Reaction to Ms Mayer news has been mixed. Some commentators are jubilant over the prospect that such a high profile executive will show that women can fill the highest positions and still have children. Others have expressed concern the Ms. Mayer will raise the expectation that every woman should take minimal leave, and come right back to work. Still others have raised the point that her resources dwarf those of the average working woman, making any comparison moot. As a wealthy woman (employee #20 at Google), she can not only afford a live-in nanny, she could bring in her own wet nurse if she so chose.
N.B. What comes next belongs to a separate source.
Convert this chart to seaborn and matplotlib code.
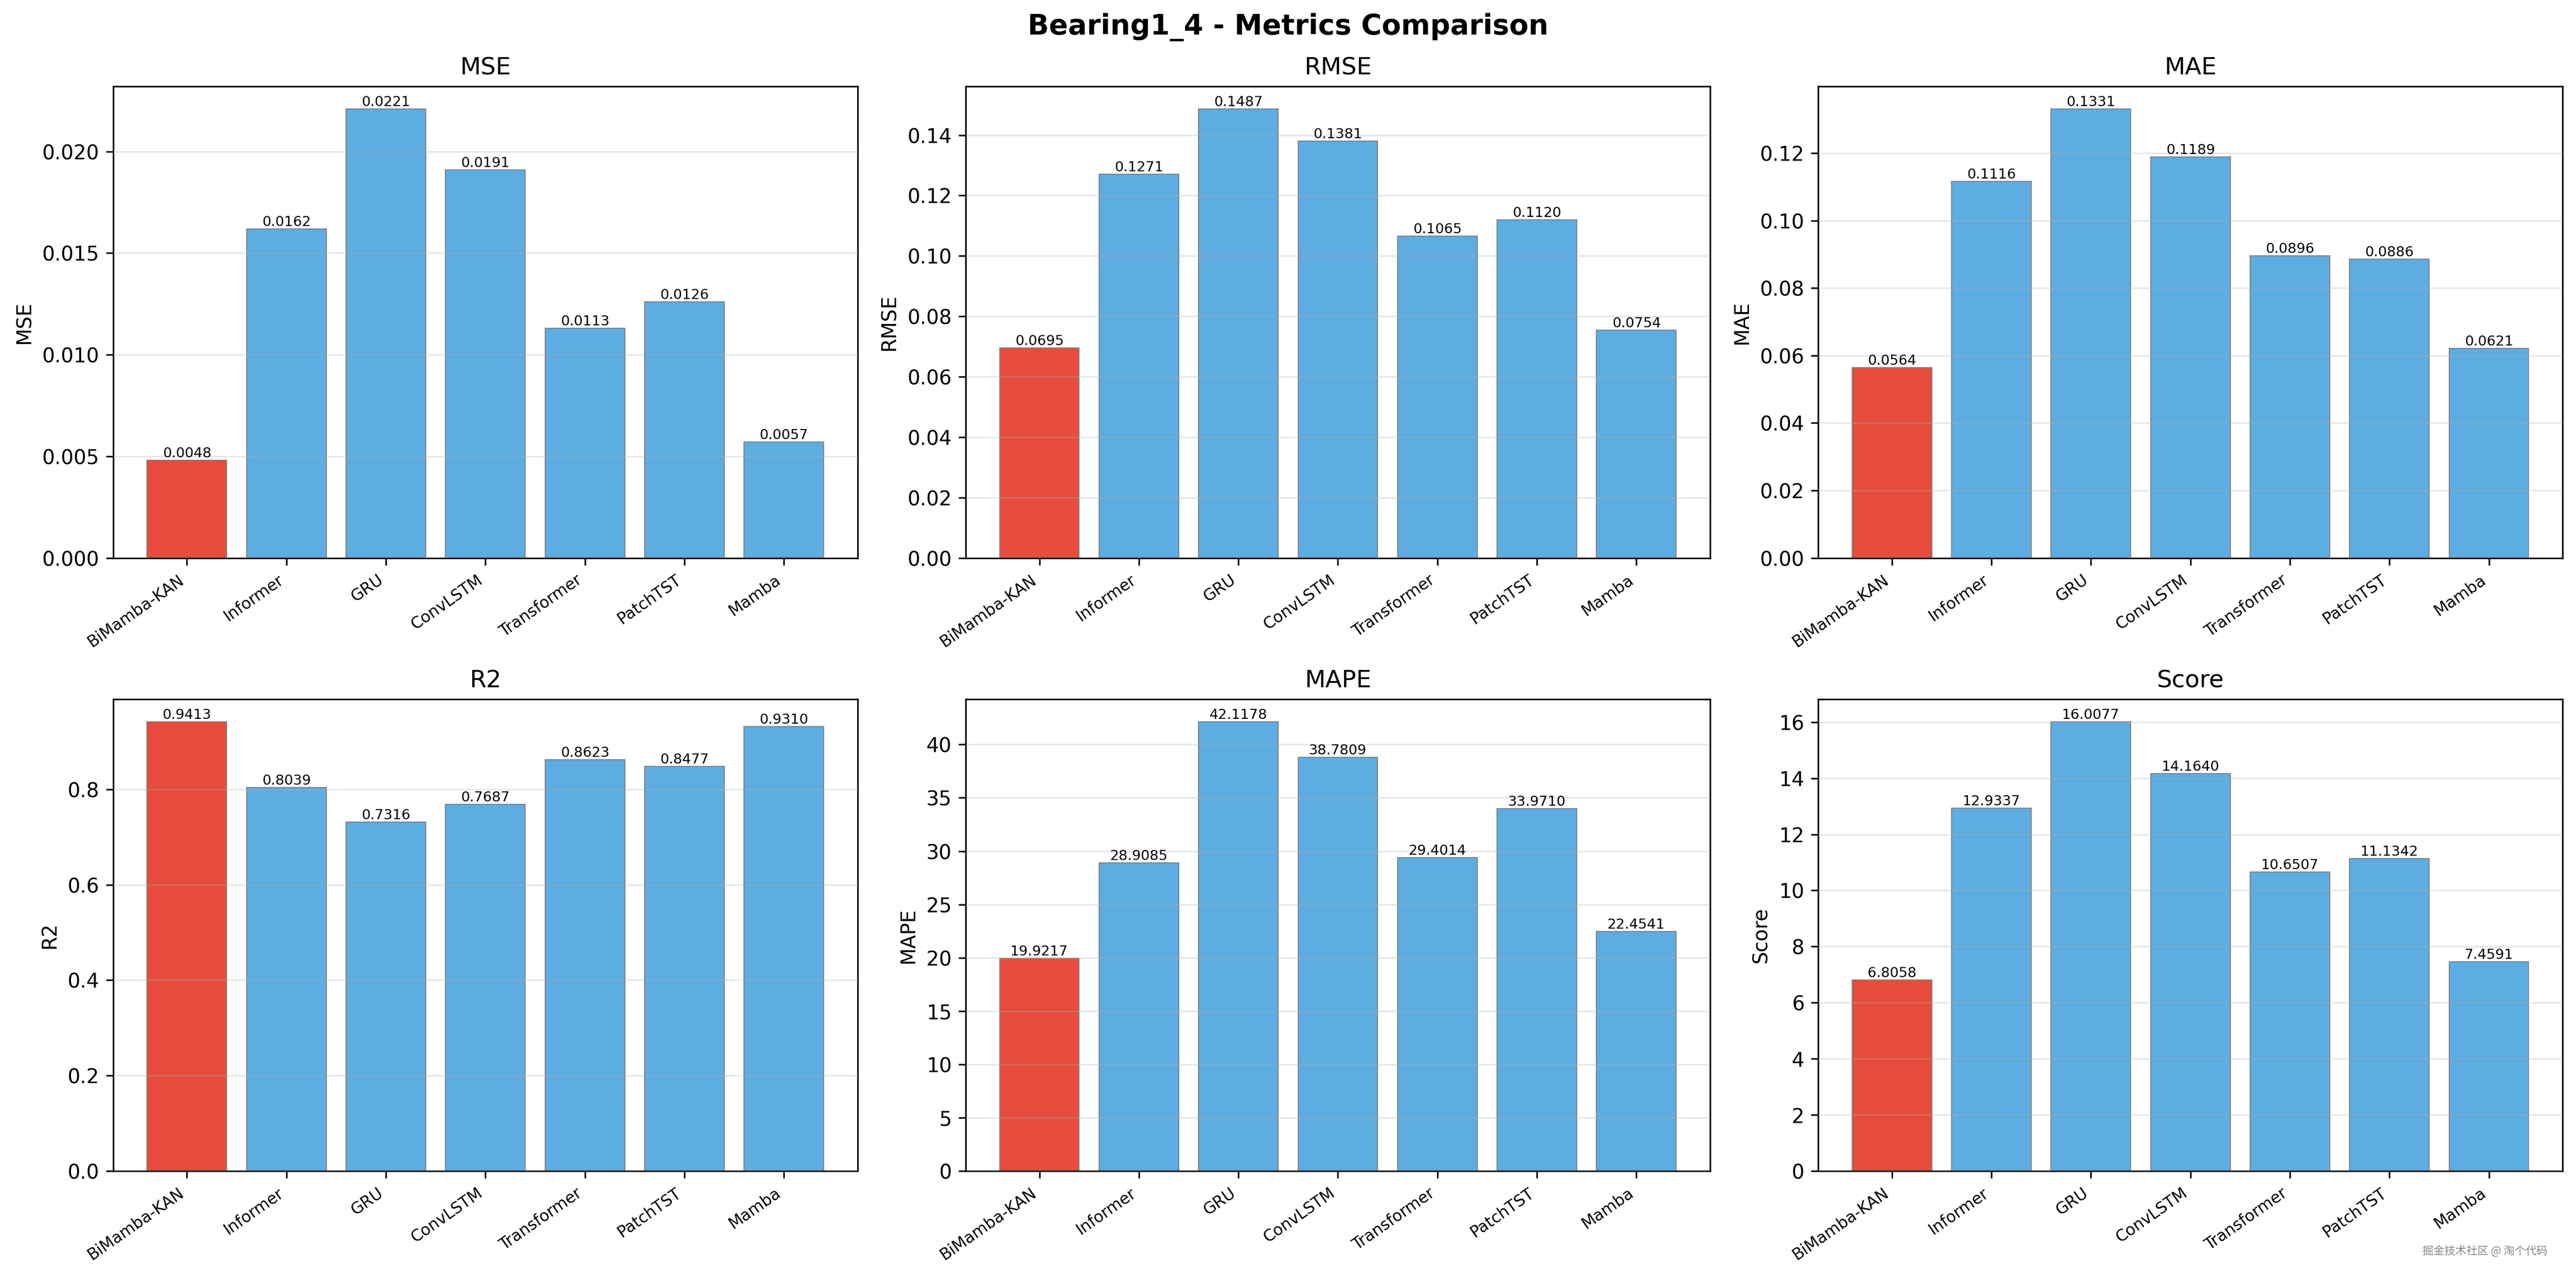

Now, maybe she can skip right over the normal fuss and bother associated with bringing a new human into the world. She might be just that good. Yahoo’s Board of Directors clearly thought so. But one of the things I’ve observed about having children, particularly for the first time, is that it is an unpredictable process. Maybe she’ll be able to do a videoconference in the delivery room, and send emails between pushes. Maybe there will be no postpartum depression, and the child will be perfectly healthy. And maybe not.
Yahoo is a company in crisis. They are losing market share in the Internet search market, their stock price is in the tank, and they’ve had five years of failed strategic shifts and management turnover. A corporate turnaround like Yahoo’s is one of the riskiest business propositions around, and now the Board of Directors have added a whole new level of risk to the equation.
Any candidate could have health problems arise after being hired. Nothing is certain in this world. But pregnancy is known to be a significant risk, and the Board appears to have ignored it, based on the statements of a woman who doesn’t know what she is talking about, because she has never gone through childbirth before.
Based on her track record, I sure wouldn’t bet against Ms. Mayer. But I wouldn’t bet on her either. Yahoo looks like a really dicey proposition to me. I am going to hold off on buying Yahoo stock.
Yeah, like I’ve got money lying around to buy stock with.